I have always looked for a believable narrative. When we were kids my brother and I played for hours with toy cars inventing stories to go along with the towns we built. Essential to our play was that we never mixed the different scales of the miniature cars. We had Matchbox scaled cars (1:64), Corgi (1:43), and model kits (1:25). There were houses and roads to match each size. When my brother tried to mix it up I would cry, “You can’t do that. It’s not real.” I wanted my make believe to be authentic. This is why I am not a big fiction reader. My taste runs to believable fiction, not fantasy. More along the lines of what Truman Capote used to call, “the nonfiction novel.”
|The Matchbox scale|
|The Corgi scale|
|The kit scale|
So I found John Irving’s thirteenth novel, “In One Person” a little hard to believe. This is no small disappointment because I think what Irving is trying to accomplish is hugely important. While sexual outsiders have appeared in his other work, in this novel he is showing, by exaggeration, that the outsider is us. Part of experiencing a play for example is to be suspended between illusion and truth. But in a novel I don’t want the seams to show.

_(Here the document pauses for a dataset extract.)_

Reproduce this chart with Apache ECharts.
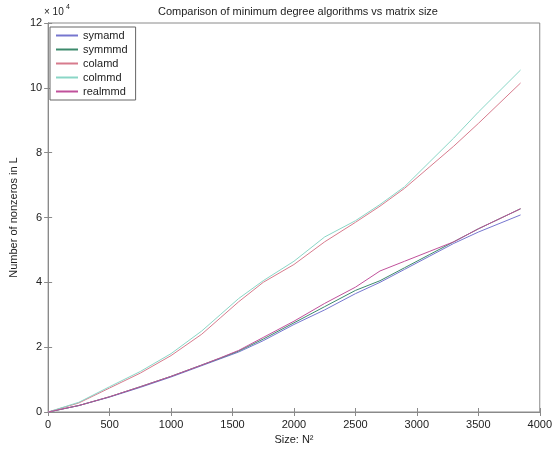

I was drawn to the book because it is one of the first novels to deal with bisexuality so directly. Since high school I have argued that most men (I can’t speak for most women!) fall somewhere along a bisexual continuum. I have straight male friends who have never had any experience with a man and gay male friends who have never had any experience with a woman (by the way, they are referred to as “gold star gays”) but I would say these are the exceptions. That is not to say that most men reach adulthood as practicing bisexuals. It’s just too hard in this society. But John Irving’s new novel tells, in the first person, the tale of novelist William Abbott who takes this most difficult of paths. The beauty of the story is that Abbott does it honestly -- in part to renounce the secrets in his own family.
For the literary minded there are lots of references to Shakespeare (including the title), Ibsen, Dickens, and Flaubert. But it is the staging of Shakespeare’s plays that dominate. The backstage spying and the revisiting of old friends as they are dying of AIDS are some of the most poignant stories within the novel. Billy Abbott eventually emerges from his backstage adolescence to directing plays in his mature years after witnessing so much devastation. But he is also oddly cold when people within his own family die. He seems strangely unchanged over the course of his adult life. One aspect of the novel that rings true is how people from our childhood and adolescence can shadow our entire adult lives.
|In One Person by John Irving|
|John Irving wrestling|
Irving’s novel takes on the challenge of living openly as a bisexual but also the challenge of living as a transgendered person. Indeed, the novel seems to be heavily populated by transvestites and transsexuals. And the strange little town of First Sister, Vermont in the middle of the twentieth century seems tolerant of these sexual differences -- unless they stray too far out of line. Miss Frost, the transsexual librarian (and former wrestling champion), is run out of town after she sexually initiates Billy Abbott (“without penetration”) in her basement apartment at the town library. An apartment built by Harry, Billy’s cross dressing grandpa, who also happens to own the mill and play the leading ladies roles in the town’s amateur theater group. I am not sure, but this may say more about Vermont than small towns. But it is all too fantastic for this skeptic.
What makes the novel tip over into fantasy is the preponderance of sexual outsiders including mothers who seduce their children. Perhaps Irving wants to include large numbers of sexual outlaws in order to defend them, but he may have overpopulated this novel to achieve his goal. Maybe this is my own prejudiced slip showing? Irving’s large number of outlaws serve to defend his own point of view rather than convey a deep compassion. This is of course a delicate balance and perhaps there are just not enough novels dealing with the lives of bisexuals and transgendered people.
|Giovanni's Room by James Baldwin|
Early on in the book the librarian, Miss Frost, gives young Billy a copy of James Baldwin’s novel, “Giovanni’s Room” so he can accept his “crushes on the wrong people.” That’s a bold move that still feels believable. I remember a high school teacher giving me Christopher Isherwood’s “A Meeting By The River” and it was a welcoming gesture. And perhaps that was the librarian’s more serious transgression. The novel penetrates young Billy’s consciousness. You could say that part is real.